Me veo obligada, siete años después, a retomar mi blog para hacer una publicación. ¡Cómo ha pasado el tiempo! ya ni siquiera sé muy bien cómo hacerlo. Si queda algún lector de estas virtuales páginas, aquí dejo esta entrada que escribí con el corazón en la mano.
Astillas:
Julia
Hay episodios en la
vida que se quedan incrustados entre el corazón y la memoria como dolorosas
astillas. A veces es dolor de vergüenza o de impotencia por no haber hecho
algo, o no haber hecho lo suficiente para cambiar las cosas.
Una de esas astillas
lleva el nombre de Julia, una pequeña de unos ocho o nueve años a quien le di
clases hace ya varias décadas, en mi segundo año como maestra.
Julia era una niña
muy linda, disciplinada, inteligente, pulcra (muy pulcra), obediente, increíblemente
ordenada, metódica y cumplida.
Un día, al llegar a
mi casa después del colegio, me di cuenta de que me había quedado con el
lapicero que me prestó.
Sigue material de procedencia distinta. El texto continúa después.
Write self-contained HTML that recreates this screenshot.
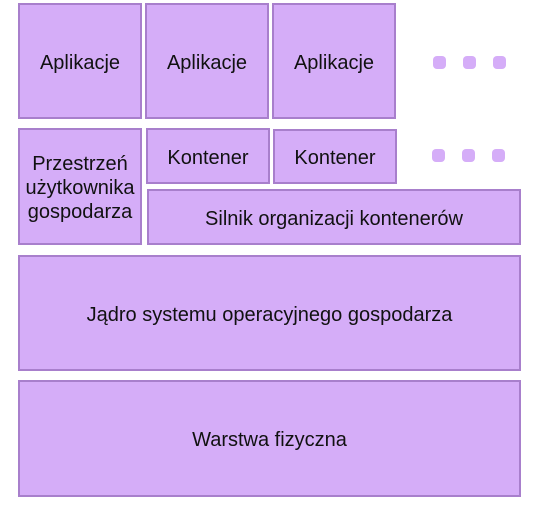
<!DOCTYPE html>
<html><head><meta charset="utf-8"><style>
body{margin:0;width:541px;height:507px;background:#fff;position:relative;font-family:"Liberation Sans",Arial,sans-serif;}
.b{position:absolute;box-sizing:border-box;background:#d5adf8;border:2px solid #a87fcc;display:flex;align-items:center;justify-content:center;text-align:center;font-size:20px;color:#111;line-height:24px;padding-top:3px;}
.d{position:absolute;width:13px;height:13px;border-radius:4px;background:#d5adf8;}
</style></head><body>
<div class="b" style="left:18px;top:3px;width:124px;height:116px">Aplikacje</div>
<div class="b" style="left:145px;top:3px;width:124px;height:116px">Aplikacje</div>
<div class="b" style="left:272px;top:3px;width:124px;height:116px">Aplikacje</div>
<div class="d" style="left:433px;top:56px"></div>
<div class="d" style="left:463px;top:56px"></div>
<div class="d" style="left:493px;top:56px"></div>
<div class="b" style="left:18px;top:128px;width:124px;height:117px">Przestrzeń<br>użytkownika<br>gospodarza</div>
<div class="b" style="left:146px;top:128px;width:124px;height:56px">Kontener</div>
<div class="b" style="left:273px;top:129px;width:124px;height:55px">Kontener</div>
<div class="d" style="left:432px;top:149px"></div>
<div class="d" style="left:462px;top:149px"></div>
<div class="d" style="left:492px;top:149px"></div>
<div class="b" style="left:147px;top:189px;width:374px;height:56px">Silnik organizacji kontenerów</div>
<div class="b" style="left:18px;top:255px;width:503px;height:116px">Jądro systemu operacyjnego gospodarza</div>
<div class="b" style="left:18px;top:380px;width:503px;height:117px">Warstwa fizyczna</div>
</body></html>
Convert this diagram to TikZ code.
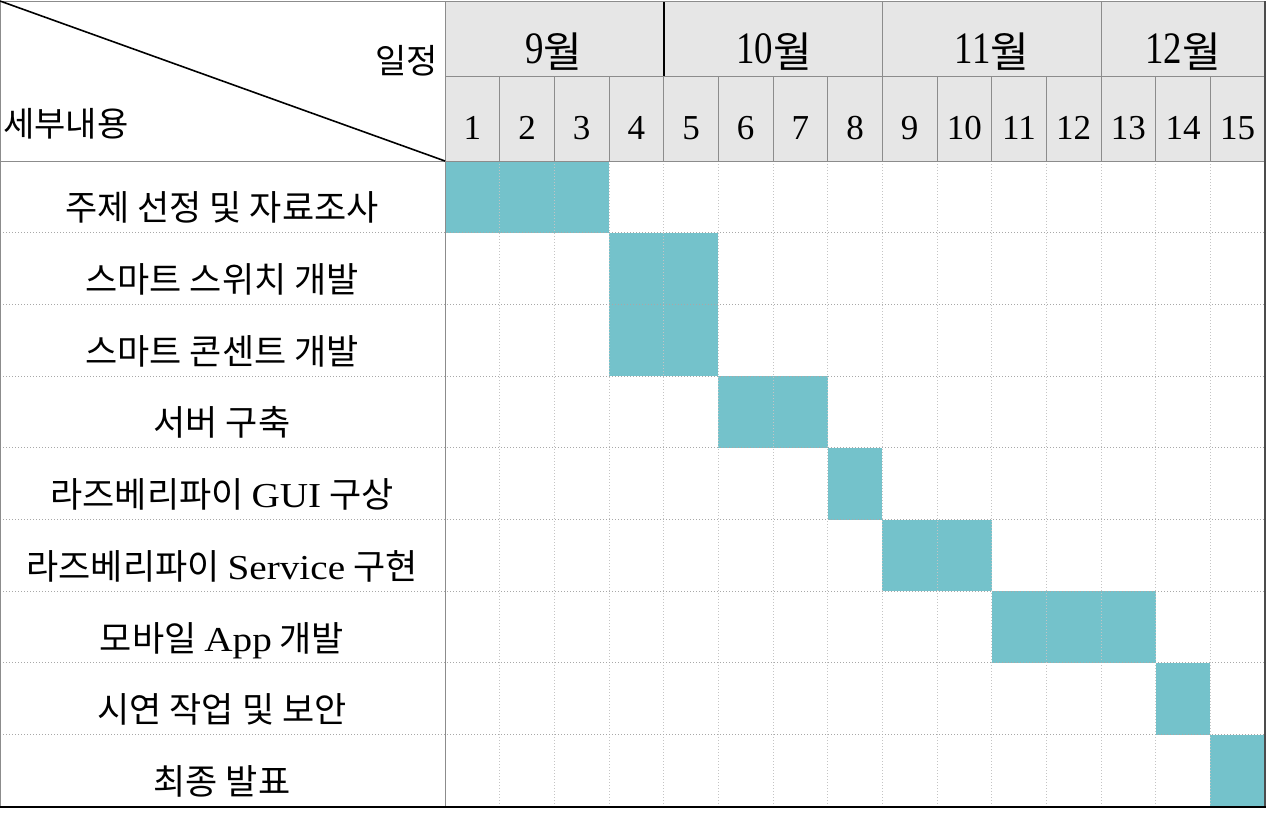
\documentclass[tikz,border=0pt]{standalone}
\usepackage{fontspec}
\setmainfont{Liberation Serif}
\newfontfamily\kr{Noto Sans CJK KR}
\newfontfamily\monthnum[FakeStretch=0.82]{Liberation Serif}
\newfontfamily\lat[FakeStretch=1.12]{Liberation Serif}
\definecolor{hdrfill}{HTML}{E6E6E6}
\definecolor{barfill}{HTML}{74C2CB}
\definecolor{hdrline}{HTML}{8C8C8C}
\definecolor{dotv}{HTML}{C4C4C4}
\definecolor{doth}{HTML}{A8A8A8}
\tikzset{
  lbl/.style={anchor=base, inner sep=0pt, font=\kr\fontsize{35}{40}\selectfont},
  wk/.style={anchor=base, inner sep=0pt, font=\fontsize{35}{40}\selectfont},
  mon/.style={anchor=base, inner sep=0pt, font=\fontsize{45}{48}\selectfont},
  corner/.style={inner sep=0pt, font=\kr\fontsize{34}{38}\selectfont},
  hline/.style={draw=hdrline, line width=1pt},
  bodyv/.style={draw=dotv, line width=1pt, dotted},
  bodyh/.style={draw=doth, line width=1pt, dotted},
}
\newcommand{\mon}[1]{{\monthnum #1}{\kr\fontsize{42}{44}\selectfont\raisebox{-4pt}{월}}}
\begin{document}
\begin{tikzpicture}[x=1pt,y=-1pt]
\useasboundingbox (0,0) rectangle (1268,819);
\fill[white] (0,0) rectangle (1268,819);
% header fill
\fill[hdrfill] (445,1) rectangle (1265,161);
% bars
\foreach \r/\s/\e in {1/1/3, 2/4/5, 3/4/5, 4/6/7, 5/8/8, 6/9/10, 7/11/13, 8/14/14, 9/15/15}
  \fill[barfill] ({445+(\s-1)*54.667},{161+(\r-1)*71.7}) rectangle ({445+\e*54.667},{161+\r*71.7});
% body dotted grid
\foreach \k in {1,...,14}
  \draw[bodyv] ({445+\k*54.667},161) -- ({445+\k*54.667},807);
\foreach \r in {1,...,8}
  \draw[bodyh] (0,{161+\r*71.7}) -- (1265,{161+\r*71.7});
% header lines
\foreach \k in {1,...,14}
  \draw[hline] ({445+\k*54.667},76) -- ({445+\k*54.667},161);
\draw[hline] ({445+8*54.667},1) -- ({445+8*54.667},76);
\draw[hline] ({445+12*54.667},1) -- ({445+12*54.667},76);
\draw[black, line width=2pt] ({445+4*54.667},1) -- ({445+4*54.667},76);
\draw[hline] (445,76) -- (1265,76);
\draw[hline] (0,161) -- (1265,161);
\draw[hline] (0,1) -- (1265,1);
\draw[hline] (0.5,1) -- (0.5,807);
\draw[hline] (445,1) -- (445,807);
\draw[draw=black!70, line width=1.2pt] (1265,1) -- (1265,807);
\draw[black, line width=2.5pt] (0,807) -- (1266,807);
% diagonal
\draw[black, line width=1.6pt] (0,1) -- (445,161);
% corner texts
\node[corner, anchor=base east] (sched) at (438,73) {일정};
\node[corner, anchor=base west] (detail) at (3,136) {세부내용};
% months
\node[mon] (m9) at (554,63) {\mon{9}};
\node[mon] (m10) at (774,63) {\mon{10}};
\node[mon] (m11) at (992,63) {\mon{11}};
\node[mon] (m12) at (1183,63) {\mon{12}};
% weeks
\foreach \k in {1,...,15}
  \node[wk] (wk\k) at ({445+(\k-0.5)*54.667},139) {\k};
% task labels
\foreach \r/\txt in {1/{주제 선정 및 자료조사}, 2/{스마트 스위치 개발}, 3/{스마트 콘센트 개발}, 4/{서버 구축}, 5/{라즈베리파이 {\lat GUI} 구상}, 6/{라즈베리파이 {\lat Service} 구현}, 7/{모바일 {\lat App} 개발}, 8/{시연 작업 및 보안}, 9/{최종 발표}}
  \node[lbl] (task\r) at (222,{161+(\r-0.5)*71.7+24}) {\txt};
\end{tikzpicture}
\end{document}
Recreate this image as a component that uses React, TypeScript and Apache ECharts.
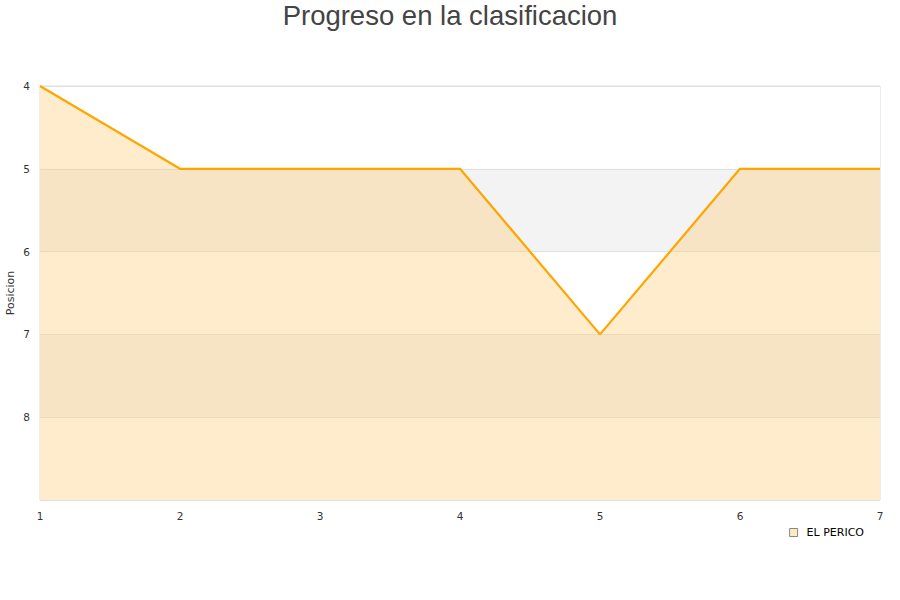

Al día siguiente, lo primero que hice fue llamarla a mi
escritorio para devolvérselo.
-"Perdón,
Julia", le dije. "Me lo llevé sin querer".
La niña sonrió
tímidamente y me dijo "No se preocupe, seño Nancy".
Al volver a su lugar
noté algunos moretones en sus piernas. La llamé de nuevo y le pregunté bajito
qué le había ocurrido.
-"Nada",
dijo también bajito.
-"¿Cómo que
nada, mi nena? Cuénteme, no tenga miedo. Solo quiero saber".
Dócil como era (y
estoica), sin un temblor en la voz, sin derramar una lágrima, me dijo que su
papá la había golpeado porque no llevó a su casa el lapicero que me prestó. Ese
mismo que 24 horas después yo le acababa de devolver.
En su voz no había
tono de reclamo, ni de rencor por haber sido yo la responsable de semejante
paliza.
Yo no daba
crédito a lo que escuchaba.
-"¿Por qué no le
dijo que yo me lo quedé?", pregunté desconcertada.
- "No me
acordé", dijo sin emoción alguna en su voz.
No recuerdo qué más
le dije. Quería llorar, quería salir corriendo para hablar con el monstruo que
había lastimado de manera tan cruel a una pequeñita indefensa por un mísero y
barato lapicero. Finalmente solo envié una nota a su casa para pedir hablar con
sus padres.
Supongo que fue al
siguiente día que se presentó la mamá. Conversamos sobre el incidente; le dije
lo mal que me sentía y lo cruel que me había parecido el castigo.
Sin inmutarse, sin
reflejar un solo sentimiento (de angustia, de enojo, ¡qué sé yo!), la mujer me
dijo: "No se preocupe, seño, él es así".
En aquel tiempo no
existía la Procuraduría de los Derechos Humanos, ni siquiera se hablaba de los
derechos humanos, mucho menos de los de los niños. Yo, quien apenas estrenaba
mis primeras dos décadas, no supe qué más hacer.
Julia se quedó
incrustada para siempre en mi corazón, como una astilla, como una esquirla. Al
recordarla, no puedo evitar sentir su punzada dolorosa.
Solo espero que tanta
violencia no haya lacerado su corazón, nublado su razón, aniquilado su
potencial. Solo quisiera creer que tanta violencia cambió su sumisión por
rebeldía, que tanto dolor la haya hecho crecer y decidir no ser igual.
Solo espero que donde
quiera que esté, sea una mujer plena y feliz. Que haya sido el eslabón que se
rompió para no replicar esa cultura de violencia.